P.S. Thanks for letting me know that it's really possible! All of the leads that I have found so far were to install older versions of k3s. :(

@sgtrock, that seems odd. Send me a message on twitter (@elcarpie) if you have a twitter account, or reply with specifics in the comments of the YouTube video and I'll see if I can help.

In reply to by sgtrock

I tried to run this on 3× Rock64 1GB, but in HA mode with embedded DB (experimental).
Unfortunately that took 30% CPU and 50% RAM so I had to quickly bail.

Maybe someday.

I might have missed it ... can you indicate what rev of Pi you used for the initial setup? And what node roles need more power .. do I assume the worker nodes are the ones that could use more ram/cpu power?


Initially I was using Raspberry Pi 3Bs with 1GB of RAM. The worker nodes were fine. The master node was the one that suffered. I was using a standard bare metal Kubernetes install on those. I had things "working" but deploys and sometimes responses to kubectl would be incredibly slow and sometimes the deploys wouldn't work at all. I have a screenshot of where I ssh'd in to the master node. It had an uptime of 23 days, 913M of 969M memory used, and a load average of 117.08 92.24 73.08. :o I think the RAM issue was probably the source of the problems. A Raspberry Pi 4 setup with 4G RAM might be ok, but I haven't tried it. k3s has been working great on the 3Bs however.

In reply to by JamesF

I am pleased to report that I have been attempting to find a way to use some spare RPi-3Bs build my first cluster. For most of a week I have followed one rabbit hole after another without success. This thread fix my problem. I followed the instructions step-by-step and sued my x86 laptop with Raspbian for remote through ssh.

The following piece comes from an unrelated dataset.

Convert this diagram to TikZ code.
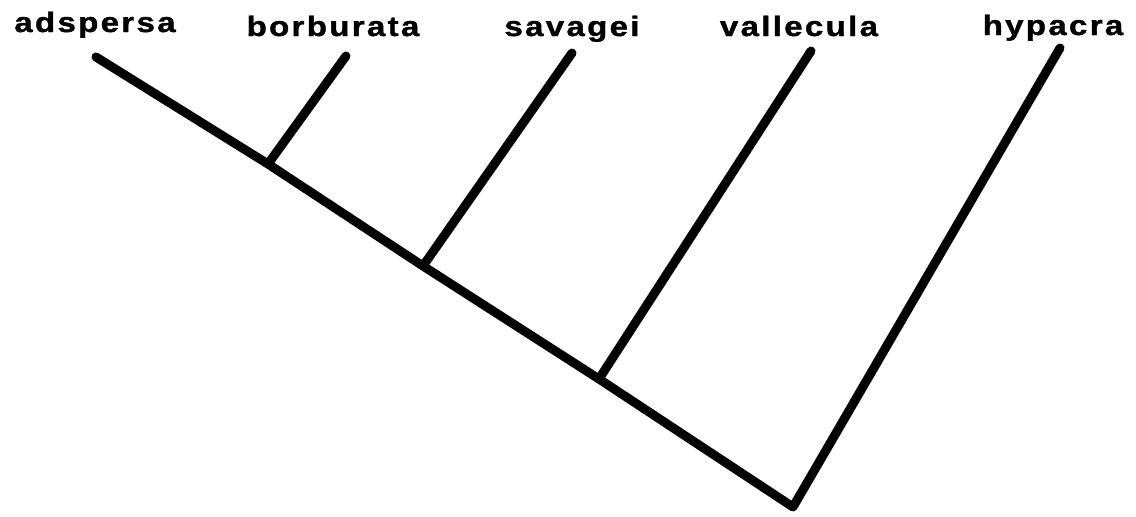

My rig contains one RPi-3B+ as Master booting from WD 314GB PiDrive running Buster Standard plus four RPi-3B clients booting from Samsung EVO 32 GB SD Cards running Buster Lite. I took my time, paid special to manual edits and corrected typos, I even took a lunch break! But still, I completed these steps in just a few hours. Why didn't your hit come up last TUESDAY!! :)

All good now. Thank you SO MUCH. Now I can get on with learning instead of installing every variant of unsuccessful and incomplete steps found at other sites

OH, did I mention...THANK YOU?

I'll have more of that RPi-in-the-Sky, Please.

In reply to by carpie

This is by far the fastest and easiest option I have tried.